I have this method

def forest(sword, armour, ring)

with its arguments having true or false values, which I declare in the main program as

forest false, false, false

If during the program sword=true && armour=true, is there any way for Ruby to automatically assess whether the arguments are true or false? Could I write something like

forest sword-truth-value, armour-truth-value, ring-truth-value?

The program I'm writing is very long and it would take too many code lines to take every single case into consideration.

Thanks for the help!

  • I'm not sure I understand the question, can you clarify with a few more examples? – davidhu2000 Oct 12 '16 at 19:05
  • During the program, sword changes its truth value. Instead of sword=false, now sword=true and when I write the forest method again, I should write forest true, false, false. But what if I wanted Ruby to tell me whether or not sword is true or false? Is there any command that can do that? – Sophie Proud Oct 12 '16 at 19:11
  • I think i have an idea now, I'll work on an answer below – davidhu2000 Oct 12 '16 at 19:22
  • Remember that sword=true && armor=true does an assignment to both variables and not a test. If you want to compare, use ==. When doing multiple assignments don't chain together with &&, just put them on multiple lines, or do sword = armor = true if you want it compact. – tadman Oct 12 '16 at 19:41

To achieve what you are looking for, you should wrap the forest method in a class and define each argument as an instance variable.

class Forest

  attr_accessor :sword, :armour, :ring

  def initialize(sword = false, armour = false, ring = false)
    @sword = sword
    @armour = armour
    @ring = ring


So now, you can declare an instance of Forest,

forest = Forest.new

All the variables default to false, unless you explicitly write true.
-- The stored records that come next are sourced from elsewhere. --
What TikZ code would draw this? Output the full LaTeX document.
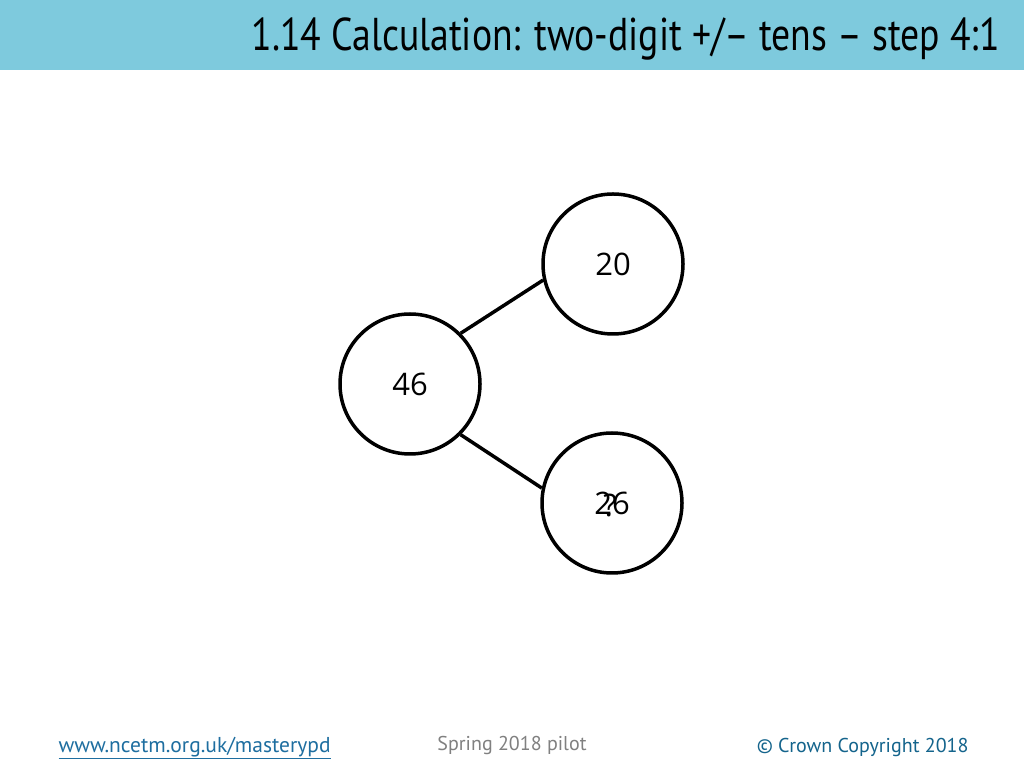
\documentclass[tikz,border=0pt]{standalone}
\usepackage{fontspec}
\setmainfont{Open Sans}
\newfontfamily\titlefont{PT Sans}
\newfontfamily\titlecond[FakeStretch=0.82]{PT Sans}
\definecolor{hdr}{RGB}{126,202,221}
\definecolor{linkblue}{RGB}{30,110,160}
\definecolor{footgrey}{RGB}{128,128,128}
\definecolor{copyblue}{RGB}{20,100,140}
\tikzset{
  bond/.style={draw=black, line width=3.5pt, circle, minimum size=140pt, inner sep=0pt, font=\fontsize{31}{31}\selectfont},
  conn/.style={line width=3.5pt, black},
  foot/.style={font=\titlefont\fontsize{20}{20}\selectfont, anchor=base}
}
\begin{document}
\begin{tikzpicture}[x=1pt,y=1pt]
\useasboundingbox (0,0) rectangle (1024,768);
\fill[white] (0,0) rectangle (1024,768);
\fill[hdr] (0,698) rectangle (1024,768);
\node[anchor=base east, inner sep=0pt, font=\titlecond\fontsize{46}{46}\selectfont] (title) at (1000,717) {1.14 Calculation: two-digit +/– tens – step 4:1};
\node[bond] (t) at (613,504) {20};
\node[bond] (m) at (410,384) {46};
\node[bond] (b) at (612,265) {26};
\node[font=\fontsize{31}{31}\selectfont, inner sep=0pt] (q) at (610,263) {?};
\draw[conn] (m.45) -- (t.193);
\draw[conn] (m.315) -- (b.168);
\node[foot, text=linkblue, anchor=base west, font=\titlefont\fontsize{21.5}{21.5}\selectfont] (l1) at (55,16) {\underline{www.ncetm.org.uk/masterypd}};
\node[foot, text=footgrey] (l2) at (512,18) {Spring 2018 pilot};
\node[foot, text=copyblue, anchor=base east] (l3) at (972,16) {© Crown Copyright 2018};
\end{tikzpicture}
\end{document}
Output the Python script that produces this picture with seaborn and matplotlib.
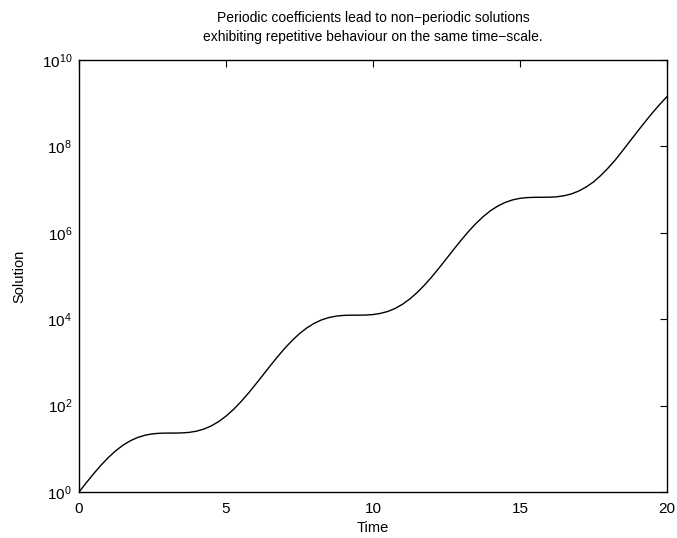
import numpy as np
import pandas as pd
import matplotlib
matplotlib.use("Agg")
import matplotlib.pyplot as plt
import seaborn as sns

# Values (time, log10 of solution)
time = [0.0, 0.25, 0.5, 0.75, 1.0, 1.25, 1.5, 1.75, 2.0, 2.25,
        2.5, 2.75, 3.0, 3.25, 3.5, 3.75, 4.0, 4.25, 4.5, 4.75,
        5.0, 5.25, 5.5, 5.75, 6.0, 6.25, 6.5, 6.75, 7.0, 7.25,
        7.5, 7.75, 8.0, 8.25, 8.5, 8.75, 9.0, 9.25, 9.5, 9.75,
        10.0, 10.25, 10.5, 10.75, 11.0, 11.25, 11.5, 11.75, 12.0, 12.25,
        12.5, 12.75, 13.0, 13.25, 13.5, 13.75, 14.0, 14.25, 14.5, 14.75,
        15.0, 15.25, 15.5, 15.75, 16.0, 16.25, 16.5, 16.75, 17.0, 17.25,
        17.5, 17.75, 18.0, 18.25, 18.5, 18.75, 19.0, 19.25, 19.5, 19.75, 20.0]
log10_solution = [0.000, 0.216, 0.425, 0.622, 0.800, 0.955, 1.085, 1.187, 1.263, 1.315,
                  1.346, 1.360, 1.364, 1.364, 1.368, 1.380, 1.408, 1.457, 1.530, 1.629,
                  1.755, 1.907, 2.082, 2.276, 2.485, 2.700, 2.916, 3.127, 3.325, 3.506,
                  3.665, 3.798, 3.904, 3.983, 4.038, 4.071, 4.088, 4.093, 4.093, 4.096,
                  4.107, 4.134, 4.178, 4.247, 4.343, 4.465, 4.614, 4.786, 4.978, 5.185,
                  5.400, 5.617, 5.828, 6.029, 6.212, 6.374, 6.511, 6.620, 6.703, 6.761,
                  6.797, 6.815, 6.821, 6.822, 6.824, 6.833, 6.857, 6.899, 6.966, 7.058,
                  7.175, 7.325, 7.498, 7.690, 7.905, 8.125, 8.345, 8.560, 8.770, 8.965, 9.150]
x_ticks = [0, 5, 10, 15, 20]
y_ticks = [1e0, 1e2, 1e4, 1e6, 1e8, 1e10]
title_text = "Periodic coefficients lead to non\u2212periodic solutions\nexhibiting repetitive behaviour on the same time\u2212scale."

df = pd.DataFrame({"Time": time, "Solution": 10 ** np.array(log10_solution)})

sns.set_theme(style="white")
plt.rcParams["font.family"] = ["Liberation Sans", "DejaVu Sans"]
plt.rcParams["mathtext.fontset"] = "custom"
plt.rcParams["mathtext.rm"] = "Liberation Sans"

fig = plt.figure(figsize=(6.77, 5.38), dpi=100)
ax = fig.add_axes([0.1167, 0.0855, 0.8683, 0.803])

sns.lineplot(data=df, x="Time", y="Solution", ax=ax, color="black", linewidth=1.0)

ax.set_yscale("log")
ax.set_xlim(0, 20)
ax.set_ylim(1e0, 1e10)
ax.set_xticks(x_ticks)
ax.set_yticks(y_ticks)
ax.yaxis.set_minor_locator(matplotlib.ticker.NullLocator())
ax.xaxis.set_minor_locator(matplotlib.ticker.NullLocator())
ax.tick_params(direction="in", top=True, right=True, length=5, width=0.8,
               colors="black", labelsize=11, pad=5)
ax.tick_params(axis="x", pad=7)

for s in ax.spines.values():
    s.set_color("black")
    s.set_linewidth(1.0)

ax.set_xlabel("Time", fontsize=10.5, labelpad=4, color="black")
ax.set_ylabel("Solution", fontsize=10.5, labelpad=11, color="black")
ax.set_title(title_text, fontsize=10, color="black", pad=14, linespacing=1.45)

fig.savefig("out.png", dpi=100, facecolor="white")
With the attr_accessor, you can access and set all the variables.

forest.sword #=> false
forest.sword = true
forest.sword #=> true
  • Thank you so much for the help! :) – Sophie Proud Oct 12 '16 at 19:31

The values true and false are atomic. If you don't want pass them as literal values you have to set a variable, i.e.

is_sword = false
is_armor = false
is_ring = false
forest is_sword, is_armor, is_ring

It seems like that should address your question, but it might be worth introducing the concepts of "mutable" objects as well. For example hashes and arrays are mutable:

   hash = { armor: false, sword: false, ring: false }
   def delete_nil_values(options)
     # delete all key-vals from the hash where the val is falsey
     options.each_key { |key| options.delete(key) if !options[key]}
   puts hash
   # => {} 
   # it is empty

This may or may not be what you intend; if you want to write 'side effect free' code you should be aware of this.

If you "clone" the input at the top of the delete_nil_values method using options = Marshal.load(Marshal.dump(options)) then it will be immutable.

To summarize: A function evaluates its arguments at runtime. So its variables will be the same that you passed in but if you have side-effects in your code the variables may have mutated.